Experts worry that overprotective parenting has its own drawbacks: it creates kids who can't handle failure, being alone, or making friends. But what if it also has something to do with the phenomenon of hyper-offended college students?  

My colleague Lenore Skenazy and I have previously expressed concerns that helicoptered kids turn into helpless teenagers. When college students demand protection from everything that bothers them, they are in a sense demanding a continuation of the coddling so many of them have received throughout their entire lives. 

Dr. Abilash Gopal, a psychiatrist and author, agrees. In a terrific article for The Huffington Post, he writes

Overparenting is widely recognized as a problematic approach to raising kids. For nearly a decade, studies have shown how the rise of the "helicopter parent" has been worsening children's anxiety and school performance in the K-12 years. Now we're witnessing what happens when the overparented child grows up, and it's a trainwreck that is painful to watch, but impossible to ignore. … 
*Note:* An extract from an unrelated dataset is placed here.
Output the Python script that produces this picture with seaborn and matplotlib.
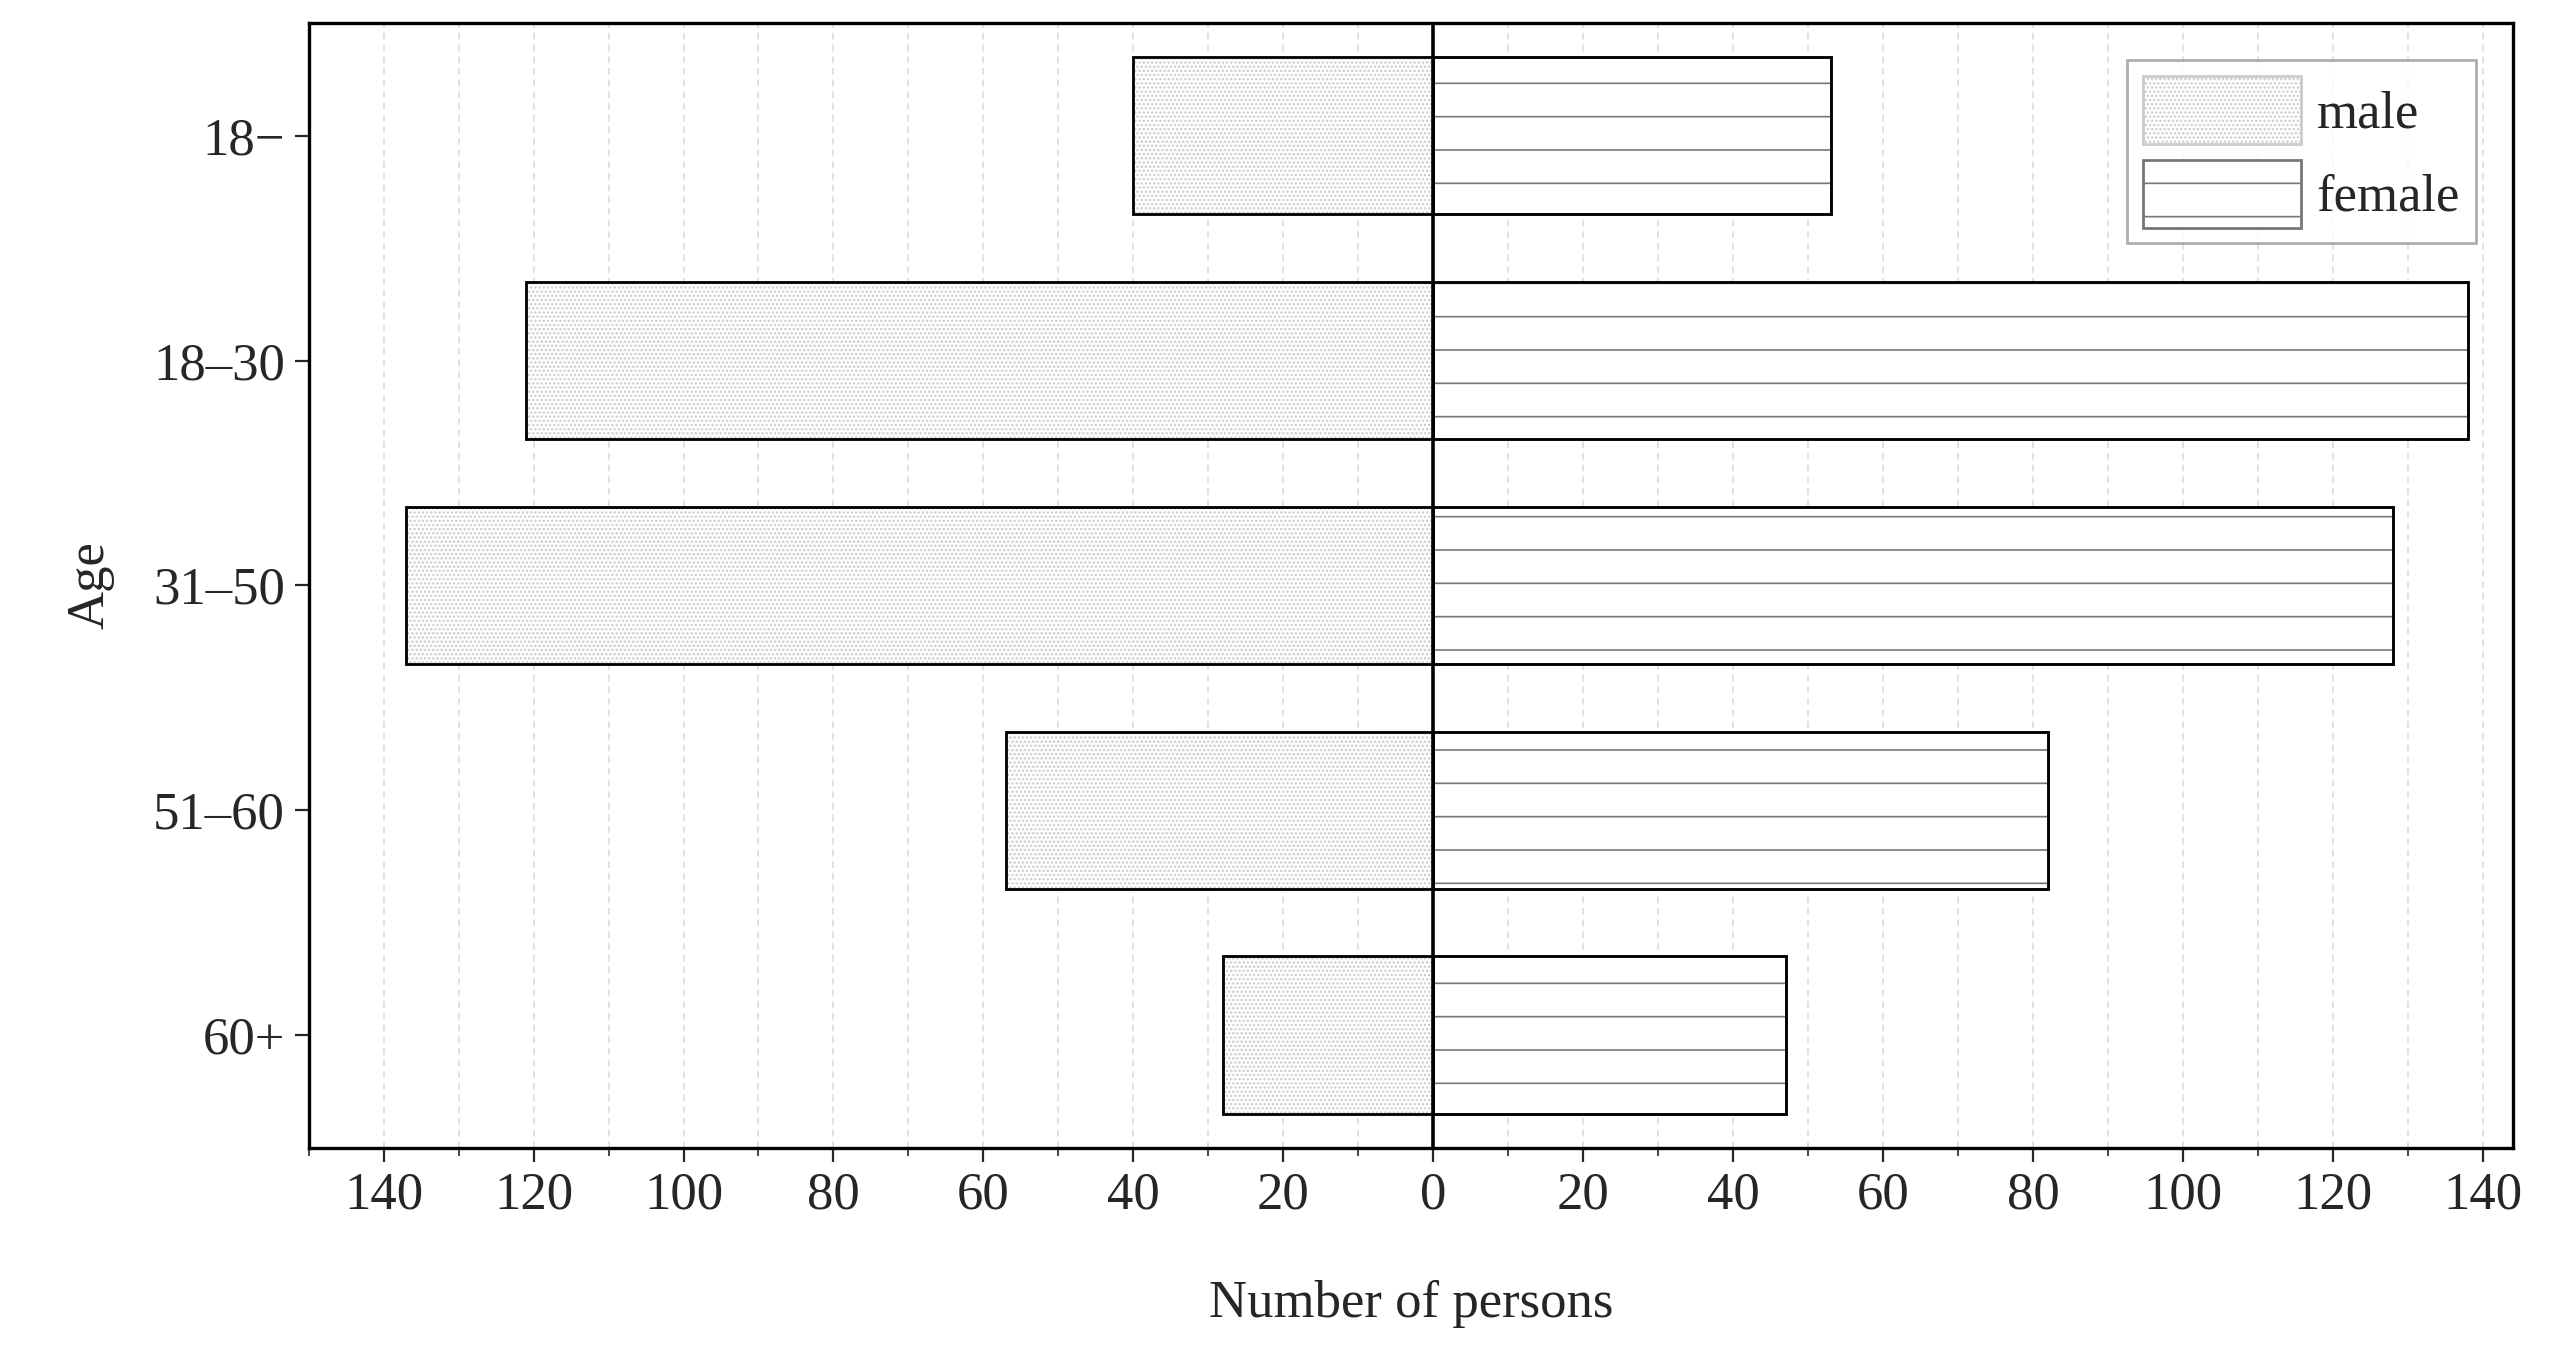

It seems likely that many of the students at elite and liberal colleges who are complaining about the ways in which the world is keeping them down were once children raised by helicopter parents. The coddled child becomes the entitled teenager. The teen who expects his parents to fix his problems becomes the college student who demands that professors and administrators remove his obstacles. 

If we continue to walk on eggshells to avoid offending these hypersensitive young adults, we are empowering their victimhood status. If we continue to indulge their irrational demands, we are robbing them of the opportunity to learn how to function independently in the real world. If we continue to overparent our kids, we are in danger of raising further generations of adolescents that are missing three key virtues of character: self-reliance, self-confidence, and resilience. 

Gopal isn't just theorizing: he's handled cases where kids used their perceived victimhood status as a crutch, thwarting healthy emotional growth. 

His article echoes the claims made by Greg Lukianoff and Jonathan Haidt in their groundbreaking piece for The Atlantic"The Coddling of the American Mind." We do young people no favors when our efforts to shield them from reality leave them incapable of coping with it.